There are two types of politicians in the world: Nigerian politicians and others.
And since 1999 when the country returned to democracy after 16 years of military rule, it’s becoming ever more evident that our politicians are a special but unlimited edition. If shamelessness was a person, it would be a Nigerian politician.
But we shouldn’t be surprised.
The entire thing is almost like a joke but unfortunately, the joke is on the rest of us who have become active and passive spectators as these politicians enjoy their shameless dance in the village square.
Defection is not new.

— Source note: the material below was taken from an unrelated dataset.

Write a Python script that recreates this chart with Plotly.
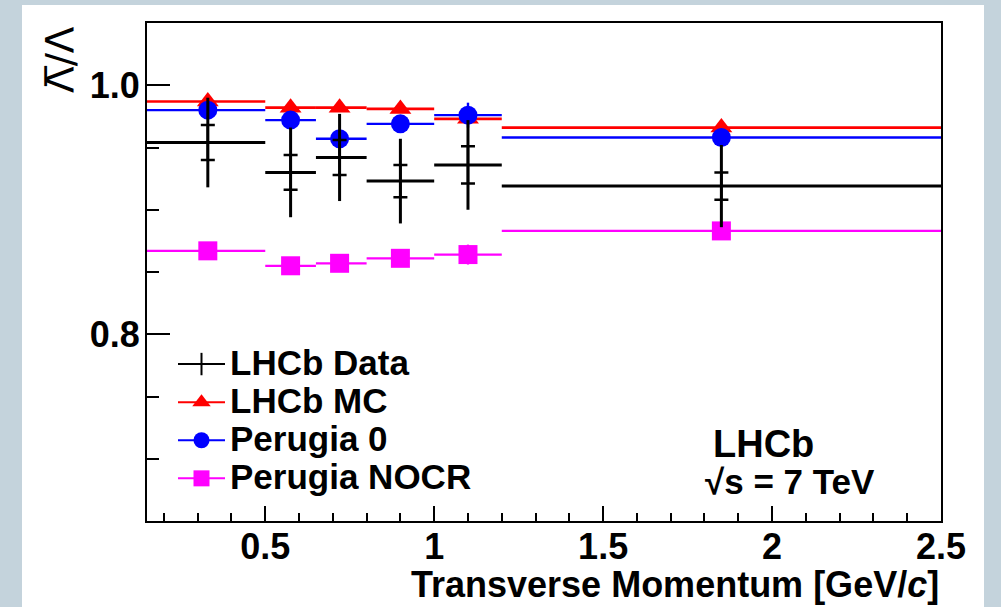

It precedes Nigeria’s independence in 1960. It began in 1951 when some lawmakers in the defunct Western House of Assembly who were members of the National Council of Nigeria and Cameroons (NCNC), defected to the Action Group (AG) just so Obafemi Awolowo could become Premier of the Western Region, instead of Nnamdi Azikiwe of the NCNC.
It wasn’t any different in the Second Republic.
Samuel Ladoke Akintola, who was Premier of the now defunct Western Region, had also defected from the AG to form a new party, the Nigerian National Democratic Party (NNDP).
This was after he fell out with Awolowo.
In the same vein, the political rivalry between Azikiwe and Kingsley Mbadiwe in the Eastern Region forced the latter out of the NCNC to form a new party, Democratic Party of Nigerian Citizen (DPNC).
The Second Republic (1979-1983) also witnessed the defection of Akin Omoboriowo from the Unity Party of Nigeria (UPN) to the then National Party of Nigeria (NPN), where he became NPN’s governorship candidate for Ondo in the 1983 general elections.
We all know that it ended in tears.
That was also the period Abubakar Rimi defected from his party, the People’s Redemption Party (PRP), to the Nigerian People’s Party (NPP).
Defections have since risen to dizzying heights, with former Vice President Atiku Abubakar as the modern poster child.
We watched in 2014 when Bukola Saraki and his fellow travellers walked out on President Goodluck Jonathan and the PDP to join the newly formed APC. Thereafter, he became the Senate President on the platform of the APC, only for him and a few other members of the National Assembly to defect again to PDP, momentarily creating an interlude of partisan math that kept the country spellbound.
Unlike in South Africa where the African National Congress (ANC) had the so-called juggernaut effect, sucking the oxygen in the political space, because of the party’s role in the freedom struggle and its ideological leaning, PDP and APC are descendants of the infamous leprous fingers of one hand, as Bola Ige once described them. Like Tweedledum and Tweedledee, very little separates them.
Faced with a similar situation, India introduced an anti-defection law. It’s tempting to try that, except that in Nigeria, laws tend to multiply transgressions. Some have argued that the pathetic lack of ideology may be responsible for the flux.
Perhaps that may have some residual effect. But around the world, ideology is waning and politics is claiming middle ground; not because politicians want it that way but because, thanks to the power of technology, citizens are getting more involved and holding government accountable.
Until we do our share of the slug, we shall continue to endure the unhealthy choice between rotten palm kernel and the broken mortar.